→ **What the task asks**: Give the lines of the material verbatim, from the first line to the line with "(1116,1129) rectangle (2308,1403);", including both.

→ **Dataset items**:

+ + + +

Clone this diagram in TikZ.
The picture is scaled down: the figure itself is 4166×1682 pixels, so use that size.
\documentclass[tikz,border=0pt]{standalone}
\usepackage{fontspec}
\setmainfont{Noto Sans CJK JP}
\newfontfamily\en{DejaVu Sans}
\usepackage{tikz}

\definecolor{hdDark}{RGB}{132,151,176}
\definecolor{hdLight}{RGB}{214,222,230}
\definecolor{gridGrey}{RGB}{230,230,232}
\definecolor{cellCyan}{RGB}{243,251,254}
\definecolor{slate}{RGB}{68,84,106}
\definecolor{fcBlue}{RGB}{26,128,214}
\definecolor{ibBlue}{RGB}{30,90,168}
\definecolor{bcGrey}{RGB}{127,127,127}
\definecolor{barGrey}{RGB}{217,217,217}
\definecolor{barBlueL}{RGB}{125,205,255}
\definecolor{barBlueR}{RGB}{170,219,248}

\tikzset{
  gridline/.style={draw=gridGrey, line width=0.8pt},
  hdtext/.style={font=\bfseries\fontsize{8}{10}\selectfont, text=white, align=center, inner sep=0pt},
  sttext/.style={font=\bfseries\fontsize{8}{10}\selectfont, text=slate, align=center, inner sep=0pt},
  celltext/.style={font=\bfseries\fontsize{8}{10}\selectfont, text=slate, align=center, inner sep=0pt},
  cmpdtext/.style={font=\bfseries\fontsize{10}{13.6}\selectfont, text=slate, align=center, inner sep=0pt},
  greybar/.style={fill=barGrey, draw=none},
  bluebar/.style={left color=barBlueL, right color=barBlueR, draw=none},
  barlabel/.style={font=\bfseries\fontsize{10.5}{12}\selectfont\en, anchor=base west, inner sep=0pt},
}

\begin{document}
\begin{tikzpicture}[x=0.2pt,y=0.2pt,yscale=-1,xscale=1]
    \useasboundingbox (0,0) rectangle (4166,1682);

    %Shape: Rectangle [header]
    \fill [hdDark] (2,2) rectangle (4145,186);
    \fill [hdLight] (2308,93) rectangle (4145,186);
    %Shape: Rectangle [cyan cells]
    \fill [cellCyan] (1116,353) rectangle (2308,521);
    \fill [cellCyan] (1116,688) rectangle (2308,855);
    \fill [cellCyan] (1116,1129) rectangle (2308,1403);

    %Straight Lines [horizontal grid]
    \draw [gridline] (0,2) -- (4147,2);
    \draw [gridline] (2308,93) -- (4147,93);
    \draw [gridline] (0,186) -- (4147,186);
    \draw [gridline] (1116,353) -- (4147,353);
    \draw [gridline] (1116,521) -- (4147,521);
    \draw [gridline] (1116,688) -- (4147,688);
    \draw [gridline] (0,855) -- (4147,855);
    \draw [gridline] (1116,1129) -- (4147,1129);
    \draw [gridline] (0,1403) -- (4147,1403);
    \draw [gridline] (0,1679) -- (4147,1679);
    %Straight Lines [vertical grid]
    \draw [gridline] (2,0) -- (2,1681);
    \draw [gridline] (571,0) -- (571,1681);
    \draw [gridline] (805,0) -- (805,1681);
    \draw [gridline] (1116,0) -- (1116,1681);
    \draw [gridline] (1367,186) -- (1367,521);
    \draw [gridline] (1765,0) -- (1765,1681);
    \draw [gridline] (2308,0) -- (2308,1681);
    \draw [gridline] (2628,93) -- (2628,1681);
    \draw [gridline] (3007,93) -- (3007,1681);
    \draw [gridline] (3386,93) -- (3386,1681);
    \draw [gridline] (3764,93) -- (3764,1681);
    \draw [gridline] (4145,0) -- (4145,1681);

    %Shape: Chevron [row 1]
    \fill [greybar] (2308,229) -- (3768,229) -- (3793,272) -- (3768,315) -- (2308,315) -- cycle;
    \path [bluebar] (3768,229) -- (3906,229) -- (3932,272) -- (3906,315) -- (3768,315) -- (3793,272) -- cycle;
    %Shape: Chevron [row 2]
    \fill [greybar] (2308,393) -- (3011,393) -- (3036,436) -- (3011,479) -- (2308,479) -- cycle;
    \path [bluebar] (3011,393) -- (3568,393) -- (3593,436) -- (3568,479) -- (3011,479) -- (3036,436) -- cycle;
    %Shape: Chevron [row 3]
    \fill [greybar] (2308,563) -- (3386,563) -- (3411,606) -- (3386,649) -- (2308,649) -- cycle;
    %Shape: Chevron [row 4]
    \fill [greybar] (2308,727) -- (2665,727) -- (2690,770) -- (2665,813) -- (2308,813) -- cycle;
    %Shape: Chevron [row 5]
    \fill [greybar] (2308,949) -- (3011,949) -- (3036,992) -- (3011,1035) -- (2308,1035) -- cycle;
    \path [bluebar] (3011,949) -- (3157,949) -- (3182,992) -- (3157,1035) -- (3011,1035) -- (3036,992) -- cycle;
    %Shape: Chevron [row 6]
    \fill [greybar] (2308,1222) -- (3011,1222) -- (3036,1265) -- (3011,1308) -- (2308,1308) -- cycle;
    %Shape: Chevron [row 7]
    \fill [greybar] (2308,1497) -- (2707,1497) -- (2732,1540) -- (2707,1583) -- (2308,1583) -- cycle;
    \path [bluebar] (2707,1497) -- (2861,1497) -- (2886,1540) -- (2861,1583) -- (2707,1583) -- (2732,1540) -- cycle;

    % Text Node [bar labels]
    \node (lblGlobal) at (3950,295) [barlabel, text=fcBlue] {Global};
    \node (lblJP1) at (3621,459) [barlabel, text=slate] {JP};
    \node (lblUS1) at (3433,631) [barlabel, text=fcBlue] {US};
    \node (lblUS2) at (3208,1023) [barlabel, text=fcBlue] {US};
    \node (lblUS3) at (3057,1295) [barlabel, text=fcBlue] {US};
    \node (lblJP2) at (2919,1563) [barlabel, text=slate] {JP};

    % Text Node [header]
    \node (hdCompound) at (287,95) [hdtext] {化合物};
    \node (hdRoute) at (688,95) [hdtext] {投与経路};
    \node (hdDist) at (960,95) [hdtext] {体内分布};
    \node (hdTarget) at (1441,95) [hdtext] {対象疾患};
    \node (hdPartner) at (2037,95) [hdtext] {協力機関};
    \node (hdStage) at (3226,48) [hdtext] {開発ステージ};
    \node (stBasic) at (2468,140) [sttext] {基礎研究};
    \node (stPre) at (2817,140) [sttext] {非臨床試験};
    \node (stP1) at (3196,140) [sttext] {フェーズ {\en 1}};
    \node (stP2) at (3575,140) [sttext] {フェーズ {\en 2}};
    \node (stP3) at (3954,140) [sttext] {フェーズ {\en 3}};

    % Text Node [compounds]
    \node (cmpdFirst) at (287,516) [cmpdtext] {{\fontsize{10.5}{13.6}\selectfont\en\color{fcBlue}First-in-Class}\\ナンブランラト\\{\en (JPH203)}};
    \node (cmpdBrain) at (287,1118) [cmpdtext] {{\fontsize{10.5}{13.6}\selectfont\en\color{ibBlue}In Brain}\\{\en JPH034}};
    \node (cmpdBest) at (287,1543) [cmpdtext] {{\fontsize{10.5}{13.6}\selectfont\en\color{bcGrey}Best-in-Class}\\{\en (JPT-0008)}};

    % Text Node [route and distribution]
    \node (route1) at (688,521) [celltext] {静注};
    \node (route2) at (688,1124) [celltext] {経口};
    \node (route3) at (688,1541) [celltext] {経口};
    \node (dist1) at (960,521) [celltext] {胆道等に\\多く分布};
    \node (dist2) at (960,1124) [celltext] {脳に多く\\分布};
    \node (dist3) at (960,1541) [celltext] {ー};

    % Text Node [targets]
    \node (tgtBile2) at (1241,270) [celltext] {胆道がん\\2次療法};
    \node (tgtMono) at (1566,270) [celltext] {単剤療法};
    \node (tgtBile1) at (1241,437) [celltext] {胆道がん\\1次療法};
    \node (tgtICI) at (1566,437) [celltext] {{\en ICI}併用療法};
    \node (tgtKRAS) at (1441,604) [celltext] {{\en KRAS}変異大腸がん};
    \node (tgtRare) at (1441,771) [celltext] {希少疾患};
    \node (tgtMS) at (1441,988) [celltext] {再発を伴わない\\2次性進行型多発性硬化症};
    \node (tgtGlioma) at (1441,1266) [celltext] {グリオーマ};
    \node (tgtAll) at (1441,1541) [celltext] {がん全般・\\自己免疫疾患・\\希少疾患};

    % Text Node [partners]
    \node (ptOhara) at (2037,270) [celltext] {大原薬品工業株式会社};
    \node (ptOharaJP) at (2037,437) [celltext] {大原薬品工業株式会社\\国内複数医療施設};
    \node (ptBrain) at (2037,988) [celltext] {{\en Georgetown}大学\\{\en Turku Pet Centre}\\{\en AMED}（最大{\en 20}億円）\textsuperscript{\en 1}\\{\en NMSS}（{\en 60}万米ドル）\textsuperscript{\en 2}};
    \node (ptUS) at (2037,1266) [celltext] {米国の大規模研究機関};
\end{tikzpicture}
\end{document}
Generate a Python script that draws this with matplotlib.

+ + + +

→ **Exercise result**:
Clone this diagram in TikZ.
The picture is scaled down: the figure itself is 4166×1682 pixels, so use that size.
\documentclass[tikz,border=0pt]{standalone}
\usepackage{fontspec}
\setmainfont{Noto Sans CJK JP}
\newfontfamily\en{DejaVu Sans}
\usepackage{tikz}

\definecolor{hdDark}{RGB}{132,151,176}
\definecolor{hdLight}{RGB}{214,222,230}
\definecolor{gridGrey}{RGB}{230,230,232}
\definecolor{cellCyan}{RGB}{243,251,254}
\definecolor{slate}{RGB}{68,84,106}
\definecolor{fcBlue}{RGB}{26,128,214}
\definecolor{ibBlue}{RGB}{30,90,168}
\definecolor{bcGrey}{RGB}{127,127,127}
\definecolor{barGrey}{RGB}{217,217,217}
\definecolor{barBlueL}{RGB}{125,205,255}
\definecolor{barBlueR}{RGB}{170,219,248}

\tikzset{
  gridline/.style={draw=gridGrey, line width=0.8pt},
  hdtext/.style={font=\bfseries\fontsize{8}{10}\selectfont, text=white, align=center, inner sep=0pt},
  sttext/.style={font=\bfseries\fontsize{8}{10}\selectfont, text=slate, align=center, inner sep=0pt},
  celltext/.style={font=\bfseries\fontsize{8}{10}\selectfont, text=slate, align=center, inner sep=0pt},
  cmpdtext/.style={font=\bfseries\fontsize{10}{13.6}\selectfont, text=slate, align=center, inner sep=0pt},
  greybar/.style={fill=barGrey, draw=none},
  bluebar/.style={left color=barBlueL, right color=barBlueR, draw=none},
  barlabel/.style={font=\bfseries\fontsize{10.5}{12}\selectfont\en, anchor=base west, inner sep=0pt},
}

\begin{document}
\begin{tikzpicture}[x=0.2pt,y=0.2pt,yscale=-1,xscale=1]
    \useasboundingbox (0,0) rectangle (4166,1682);

    %Shape: Rectangle [header]
    \fill [hdDark] (2,2) rectangle (4145,186);
    \fill [hdLight] (2308,93) rectangle (4145,186);
    %Shape: Rectangle [cyan cells]
    \fill [cellCyan] (1116,353) rectangle (2308,521);
    \fill [cellCyan] (1116,688) rectangle (2308,855);
    \fill [cellCyan] (1116,1129) rectangle (2308,1403);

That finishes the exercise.